• [Requirement] Retype exactly the lines from the first one through the line with "var y = d3.scaleLinear().domain([0, 25]).range([plotB, plotT]);", including both ends; skip any pictures.

____ Data lines

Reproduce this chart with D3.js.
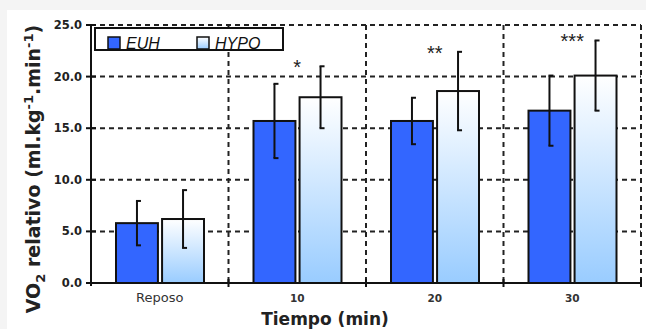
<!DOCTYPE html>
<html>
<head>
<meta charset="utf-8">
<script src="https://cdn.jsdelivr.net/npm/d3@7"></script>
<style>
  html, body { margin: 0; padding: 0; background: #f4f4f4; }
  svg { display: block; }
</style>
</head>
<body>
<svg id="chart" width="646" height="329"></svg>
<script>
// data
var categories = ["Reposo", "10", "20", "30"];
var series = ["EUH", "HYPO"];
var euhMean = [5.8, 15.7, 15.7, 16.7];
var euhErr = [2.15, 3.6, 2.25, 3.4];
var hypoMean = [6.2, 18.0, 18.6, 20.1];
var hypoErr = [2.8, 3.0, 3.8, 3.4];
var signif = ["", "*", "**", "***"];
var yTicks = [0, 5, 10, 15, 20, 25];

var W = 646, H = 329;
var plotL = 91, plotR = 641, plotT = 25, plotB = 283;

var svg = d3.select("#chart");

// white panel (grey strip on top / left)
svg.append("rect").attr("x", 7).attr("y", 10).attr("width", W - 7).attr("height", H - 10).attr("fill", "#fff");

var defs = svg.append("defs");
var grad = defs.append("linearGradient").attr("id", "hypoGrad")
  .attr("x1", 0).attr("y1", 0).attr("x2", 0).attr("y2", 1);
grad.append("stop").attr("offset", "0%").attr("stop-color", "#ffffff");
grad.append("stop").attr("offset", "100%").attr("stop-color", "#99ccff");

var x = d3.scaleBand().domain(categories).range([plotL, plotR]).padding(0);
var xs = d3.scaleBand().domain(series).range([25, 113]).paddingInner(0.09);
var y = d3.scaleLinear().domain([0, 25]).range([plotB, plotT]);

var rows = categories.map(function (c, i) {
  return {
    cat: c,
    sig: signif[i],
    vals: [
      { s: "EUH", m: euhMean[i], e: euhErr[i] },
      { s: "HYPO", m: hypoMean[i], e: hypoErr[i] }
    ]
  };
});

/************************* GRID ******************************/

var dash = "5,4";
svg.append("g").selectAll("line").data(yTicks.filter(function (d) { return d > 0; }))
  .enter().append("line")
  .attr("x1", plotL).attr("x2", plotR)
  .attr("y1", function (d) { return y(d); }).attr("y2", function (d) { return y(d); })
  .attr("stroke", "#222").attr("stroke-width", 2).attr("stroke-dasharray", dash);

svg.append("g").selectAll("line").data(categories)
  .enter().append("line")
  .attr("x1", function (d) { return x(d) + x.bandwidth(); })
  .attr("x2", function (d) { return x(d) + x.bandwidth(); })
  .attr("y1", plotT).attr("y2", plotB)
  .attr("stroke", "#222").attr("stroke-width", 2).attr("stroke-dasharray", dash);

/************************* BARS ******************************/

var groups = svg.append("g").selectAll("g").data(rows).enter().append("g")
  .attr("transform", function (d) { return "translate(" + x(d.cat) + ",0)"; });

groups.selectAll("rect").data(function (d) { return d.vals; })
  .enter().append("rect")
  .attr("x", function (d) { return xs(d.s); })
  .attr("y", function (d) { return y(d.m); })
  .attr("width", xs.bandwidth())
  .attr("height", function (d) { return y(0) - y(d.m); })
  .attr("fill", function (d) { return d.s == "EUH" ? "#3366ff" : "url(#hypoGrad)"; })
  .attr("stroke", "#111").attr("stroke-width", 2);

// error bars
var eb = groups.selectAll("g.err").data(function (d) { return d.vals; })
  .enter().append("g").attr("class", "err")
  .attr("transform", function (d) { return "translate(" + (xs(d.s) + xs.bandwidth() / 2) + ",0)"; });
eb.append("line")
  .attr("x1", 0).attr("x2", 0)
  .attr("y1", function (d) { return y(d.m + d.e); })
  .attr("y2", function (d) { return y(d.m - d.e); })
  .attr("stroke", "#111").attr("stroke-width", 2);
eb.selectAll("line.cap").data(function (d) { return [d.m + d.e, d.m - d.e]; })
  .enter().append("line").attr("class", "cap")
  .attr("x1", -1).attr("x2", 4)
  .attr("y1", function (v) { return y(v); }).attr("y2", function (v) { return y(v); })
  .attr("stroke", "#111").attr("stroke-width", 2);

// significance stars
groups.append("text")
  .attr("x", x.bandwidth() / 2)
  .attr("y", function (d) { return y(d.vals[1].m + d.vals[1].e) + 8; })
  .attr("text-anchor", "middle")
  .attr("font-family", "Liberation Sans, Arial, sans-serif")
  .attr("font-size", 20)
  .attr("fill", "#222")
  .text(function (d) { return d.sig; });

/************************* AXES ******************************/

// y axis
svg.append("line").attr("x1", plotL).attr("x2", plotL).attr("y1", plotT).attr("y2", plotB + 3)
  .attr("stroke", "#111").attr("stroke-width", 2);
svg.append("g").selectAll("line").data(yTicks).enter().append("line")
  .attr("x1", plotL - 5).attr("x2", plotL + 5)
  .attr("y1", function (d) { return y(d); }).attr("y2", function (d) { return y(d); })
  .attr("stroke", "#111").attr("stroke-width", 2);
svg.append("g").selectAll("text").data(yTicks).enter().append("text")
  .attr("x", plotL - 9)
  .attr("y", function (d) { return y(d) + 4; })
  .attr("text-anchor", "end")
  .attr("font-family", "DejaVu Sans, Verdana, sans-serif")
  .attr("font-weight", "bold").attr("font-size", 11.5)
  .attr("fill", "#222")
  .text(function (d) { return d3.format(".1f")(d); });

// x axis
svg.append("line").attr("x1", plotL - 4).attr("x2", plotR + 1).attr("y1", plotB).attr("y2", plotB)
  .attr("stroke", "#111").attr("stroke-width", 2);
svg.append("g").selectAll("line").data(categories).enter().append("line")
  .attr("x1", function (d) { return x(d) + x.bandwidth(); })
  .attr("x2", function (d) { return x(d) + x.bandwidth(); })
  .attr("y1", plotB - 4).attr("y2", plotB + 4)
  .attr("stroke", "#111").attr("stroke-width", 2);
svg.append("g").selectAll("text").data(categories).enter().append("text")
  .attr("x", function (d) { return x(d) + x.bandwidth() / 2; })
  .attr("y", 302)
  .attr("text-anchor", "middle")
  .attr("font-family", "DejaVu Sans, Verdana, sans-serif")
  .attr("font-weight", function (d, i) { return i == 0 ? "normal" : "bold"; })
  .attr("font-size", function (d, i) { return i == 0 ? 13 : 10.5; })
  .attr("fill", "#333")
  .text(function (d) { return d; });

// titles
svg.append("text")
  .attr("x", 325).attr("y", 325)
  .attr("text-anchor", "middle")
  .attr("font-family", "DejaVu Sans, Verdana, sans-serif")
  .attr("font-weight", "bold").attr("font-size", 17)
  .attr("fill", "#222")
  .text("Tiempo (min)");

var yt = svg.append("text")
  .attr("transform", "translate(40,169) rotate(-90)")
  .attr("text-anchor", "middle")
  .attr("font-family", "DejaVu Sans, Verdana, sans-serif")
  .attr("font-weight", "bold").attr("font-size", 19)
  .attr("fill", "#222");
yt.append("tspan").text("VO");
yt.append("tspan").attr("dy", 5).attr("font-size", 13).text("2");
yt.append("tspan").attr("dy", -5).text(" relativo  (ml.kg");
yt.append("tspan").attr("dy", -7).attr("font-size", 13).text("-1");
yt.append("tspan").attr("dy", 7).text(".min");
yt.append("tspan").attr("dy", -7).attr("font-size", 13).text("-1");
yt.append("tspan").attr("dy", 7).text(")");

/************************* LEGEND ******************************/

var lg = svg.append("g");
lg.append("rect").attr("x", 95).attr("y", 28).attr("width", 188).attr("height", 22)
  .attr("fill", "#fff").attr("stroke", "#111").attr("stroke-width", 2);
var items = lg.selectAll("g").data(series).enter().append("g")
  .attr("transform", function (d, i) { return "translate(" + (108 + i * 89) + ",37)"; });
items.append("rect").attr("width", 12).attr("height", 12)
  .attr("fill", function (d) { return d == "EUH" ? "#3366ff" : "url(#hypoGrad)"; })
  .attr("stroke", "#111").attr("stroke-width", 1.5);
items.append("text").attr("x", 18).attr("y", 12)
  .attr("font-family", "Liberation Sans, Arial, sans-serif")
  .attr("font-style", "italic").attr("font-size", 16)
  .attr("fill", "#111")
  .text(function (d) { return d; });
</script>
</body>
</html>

________

• [The result]
Reproduce this chart with D3.js.
<!DOCTYPE html>
<html>
<head>
<meta charset="utf-8">
<script src="https://cdn.jsdelivr.net/npm/d3@7"></script>
<style>
  html, body { margin: 0; padding: 0; background: #f4f4f4; }
  svg { display: block; }
</style>
</head>
<body>
<svg id="chart" width="646" height="329"></svg>
<script>
// data
var categories = ["Reposo", "10", "20", "30"];
var series = ["EUH", "HYPO"];
var euhMean = [5.8, 15.7, 15.7, 16.7];
var euhErr = [2.15, 3.6, 2.25, 3.4];
var hypoMean = [6.2, 18.0, 18.6, 20.1];
var hypoErr = [2.8, 3.0, 3.8, 3.4];
var signif = ["", "*", "**", "***"];
var yTicks = [0, 5, 10, 15, 20, 25];

var W = 646, H = 329;
var plotL = 91, plotR = 641, plotT = 25, plotB = 283;

var svg = d3.select("#chart");

// white panel (grey strip on top / left)
svg.append("rect").attr("x", 7).attr("y", 10).attr("width", W - 7).attr("height", H - 10).attr("fill", "#fff");

var defs = svg.append("defs");
var grad = defs.append("linearGradient").attr("id", "hypoGrad")
  .attr("x1", 0).attr("y1", 0).attr("x2", 0).attr("y2", 1);
grad.append("stop").attr("offset", "0%").attr("stop-color", "#ffffff");
grad.append("stop").attr("offset", "100%").attr("stop-color", "#99ccff");

var x = d3.scaleBand().domain(categories).range([plotL, plotR]).padding(0);
var xs = d3.scaleBand().domain(series).range([25, 113]).paddingInner(0.09);
var y = d3.scaleLinear().domain([0, 25]).range([plotB, plotT]);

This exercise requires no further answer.